> **Goal**:
Determine the number of lines containing the word "this". Reply with it and nothing else.

> **Input material**:
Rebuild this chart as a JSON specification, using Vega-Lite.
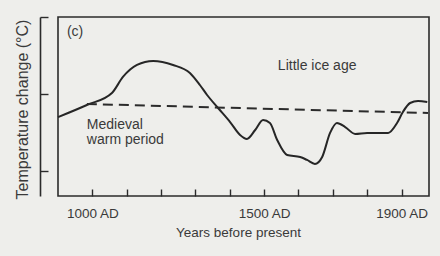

---

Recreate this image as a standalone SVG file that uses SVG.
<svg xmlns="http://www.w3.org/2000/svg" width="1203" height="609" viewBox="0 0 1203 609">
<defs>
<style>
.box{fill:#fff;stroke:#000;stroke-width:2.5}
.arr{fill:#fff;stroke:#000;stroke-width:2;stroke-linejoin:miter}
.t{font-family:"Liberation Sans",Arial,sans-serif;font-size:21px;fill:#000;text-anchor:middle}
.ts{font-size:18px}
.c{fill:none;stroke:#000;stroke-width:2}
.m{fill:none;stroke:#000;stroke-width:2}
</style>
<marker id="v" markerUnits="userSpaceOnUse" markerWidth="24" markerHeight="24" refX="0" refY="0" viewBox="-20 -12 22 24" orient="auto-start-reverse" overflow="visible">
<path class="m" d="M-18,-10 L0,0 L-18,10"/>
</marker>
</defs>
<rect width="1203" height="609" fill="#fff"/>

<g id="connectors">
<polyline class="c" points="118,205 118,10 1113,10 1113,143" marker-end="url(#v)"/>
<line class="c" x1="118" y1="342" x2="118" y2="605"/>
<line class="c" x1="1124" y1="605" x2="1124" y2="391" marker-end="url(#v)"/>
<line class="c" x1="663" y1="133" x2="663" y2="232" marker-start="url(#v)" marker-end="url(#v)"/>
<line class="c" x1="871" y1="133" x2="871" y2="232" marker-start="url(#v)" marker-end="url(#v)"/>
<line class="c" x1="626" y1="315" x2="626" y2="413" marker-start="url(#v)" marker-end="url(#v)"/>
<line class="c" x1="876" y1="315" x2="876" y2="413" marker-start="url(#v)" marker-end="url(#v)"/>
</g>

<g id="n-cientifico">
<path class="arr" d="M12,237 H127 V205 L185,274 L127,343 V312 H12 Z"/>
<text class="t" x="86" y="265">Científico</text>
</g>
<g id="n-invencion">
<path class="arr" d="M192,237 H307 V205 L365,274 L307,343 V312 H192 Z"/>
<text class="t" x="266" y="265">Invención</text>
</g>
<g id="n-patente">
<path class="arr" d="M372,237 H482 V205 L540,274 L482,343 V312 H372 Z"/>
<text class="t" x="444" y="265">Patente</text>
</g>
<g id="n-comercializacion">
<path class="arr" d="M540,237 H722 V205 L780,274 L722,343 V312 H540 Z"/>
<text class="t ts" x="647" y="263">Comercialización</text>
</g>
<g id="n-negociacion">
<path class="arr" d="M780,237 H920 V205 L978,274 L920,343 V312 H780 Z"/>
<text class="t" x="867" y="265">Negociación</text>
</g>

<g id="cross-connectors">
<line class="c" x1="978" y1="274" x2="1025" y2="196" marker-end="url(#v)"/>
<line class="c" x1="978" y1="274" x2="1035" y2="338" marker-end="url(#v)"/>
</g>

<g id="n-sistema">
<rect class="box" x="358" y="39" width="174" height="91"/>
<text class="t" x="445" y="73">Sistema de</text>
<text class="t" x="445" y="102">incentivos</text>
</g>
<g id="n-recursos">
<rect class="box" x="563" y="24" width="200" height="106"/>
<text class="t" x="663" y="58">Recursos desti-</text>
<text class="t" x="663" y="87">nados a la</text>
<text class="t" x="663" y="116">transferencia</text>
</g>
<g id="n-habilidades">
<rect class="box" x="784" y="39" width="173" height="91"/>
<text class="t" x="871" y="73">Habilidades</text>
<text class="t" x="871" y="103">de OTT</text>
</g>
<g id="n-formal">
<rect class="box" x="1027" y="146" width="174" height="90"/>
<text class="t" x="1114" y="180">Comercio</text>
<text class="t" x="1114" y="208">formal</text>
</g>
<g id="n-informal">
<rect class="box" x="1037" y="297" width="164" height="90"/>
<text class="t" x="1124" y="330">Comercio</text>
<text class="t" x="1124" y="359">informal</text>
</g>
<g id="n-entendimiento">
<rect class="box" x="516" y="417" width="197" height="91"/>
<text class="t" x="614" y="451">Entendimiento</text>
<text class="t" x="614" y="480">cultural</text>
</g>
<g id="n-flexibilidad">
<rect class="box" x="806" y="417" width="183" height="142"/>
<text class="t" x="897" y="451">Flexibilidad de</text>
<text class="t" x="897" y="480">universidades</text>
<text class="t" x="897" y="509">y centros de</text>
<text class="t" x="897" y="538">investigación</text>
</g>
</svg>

==

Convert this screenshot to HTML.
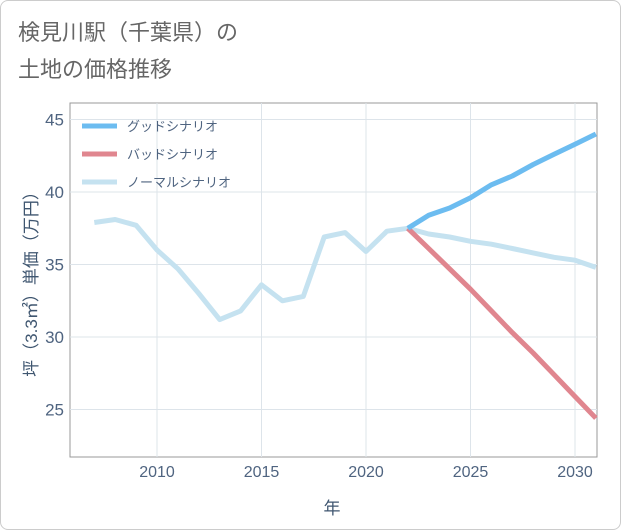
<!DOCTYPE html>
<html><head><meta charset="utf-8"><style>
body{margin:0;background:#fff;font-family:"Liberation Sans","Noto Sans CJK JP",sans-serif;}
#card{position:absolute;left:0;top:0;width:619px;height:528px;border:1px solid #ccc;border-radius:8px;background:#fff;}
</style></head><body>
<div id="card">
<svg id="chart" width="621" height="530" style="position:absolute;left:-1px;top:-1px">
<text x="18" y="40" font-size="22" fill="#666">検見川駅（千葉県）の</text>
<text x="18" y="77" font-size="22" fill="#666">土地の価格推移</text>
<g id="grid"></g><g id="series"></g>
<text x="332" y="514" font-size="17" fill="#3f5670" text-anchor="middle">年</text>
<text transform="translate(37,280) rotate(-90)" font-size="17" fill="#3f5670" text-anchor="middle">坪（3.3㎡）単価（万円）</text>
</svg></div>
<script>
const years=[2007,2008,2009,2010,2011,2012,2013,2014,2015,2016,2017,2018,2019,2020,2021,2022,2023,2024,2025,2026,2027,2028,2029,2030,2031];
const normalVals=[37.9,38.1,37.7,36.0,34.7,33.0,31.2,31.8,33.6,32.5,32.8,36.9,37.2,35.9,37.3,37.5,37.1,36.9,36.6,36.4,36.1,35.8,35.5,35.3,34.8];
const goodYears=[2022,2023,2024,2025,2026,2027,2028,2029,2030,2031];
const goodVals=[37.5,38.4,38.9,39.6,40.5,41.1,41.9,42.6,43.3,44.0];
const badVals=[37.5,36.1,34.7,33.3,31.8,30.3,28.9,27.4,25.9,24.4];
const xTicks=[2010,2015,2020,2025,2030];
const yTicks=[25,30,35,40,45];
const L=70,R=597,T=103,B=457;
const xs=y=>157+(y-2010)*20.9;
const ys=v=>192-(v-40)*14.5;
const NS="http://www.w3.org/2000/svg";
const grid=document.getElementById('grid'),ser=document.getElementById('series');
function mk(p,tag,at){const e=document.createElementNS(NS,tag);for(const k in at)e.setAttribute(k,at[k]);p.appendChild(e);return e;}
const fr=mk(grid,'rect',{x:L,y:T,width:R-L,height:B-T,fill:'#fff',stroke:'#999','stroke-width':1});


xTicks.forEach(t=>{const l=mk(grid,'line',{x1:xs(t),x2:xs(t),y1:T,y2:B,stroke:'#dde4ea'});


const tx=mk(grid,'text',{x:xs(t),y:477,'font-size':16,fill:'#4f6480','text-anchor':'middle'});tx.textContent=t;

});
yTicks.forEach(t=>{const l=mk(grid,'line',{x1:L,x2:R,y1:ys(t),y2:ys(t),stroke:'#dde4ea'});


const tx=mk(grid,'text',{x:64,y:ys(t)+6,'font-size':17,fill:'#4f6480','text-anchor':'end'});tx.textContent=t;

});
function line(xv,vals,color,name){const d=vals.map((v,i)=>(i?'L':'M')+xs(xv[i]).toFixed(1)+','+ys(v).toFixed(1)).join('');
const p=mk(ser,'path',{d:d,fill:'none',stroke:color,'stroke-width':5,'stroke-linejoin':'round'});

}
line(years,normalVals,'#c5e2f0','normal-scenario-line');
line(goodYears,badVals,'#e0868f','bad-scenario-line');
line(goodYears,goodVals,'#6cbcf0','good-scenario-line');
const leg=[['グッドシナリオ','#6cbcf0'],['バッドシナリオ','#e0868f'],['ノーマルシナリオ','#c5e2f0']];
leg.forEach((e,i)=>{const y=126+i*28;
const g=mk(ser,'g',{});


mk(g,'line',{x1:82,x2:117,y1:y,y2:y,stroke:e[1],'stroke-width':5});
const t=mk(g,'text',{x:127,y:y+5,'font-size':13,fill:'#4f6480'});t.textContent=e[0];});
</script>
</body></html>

> **Written solution**:
3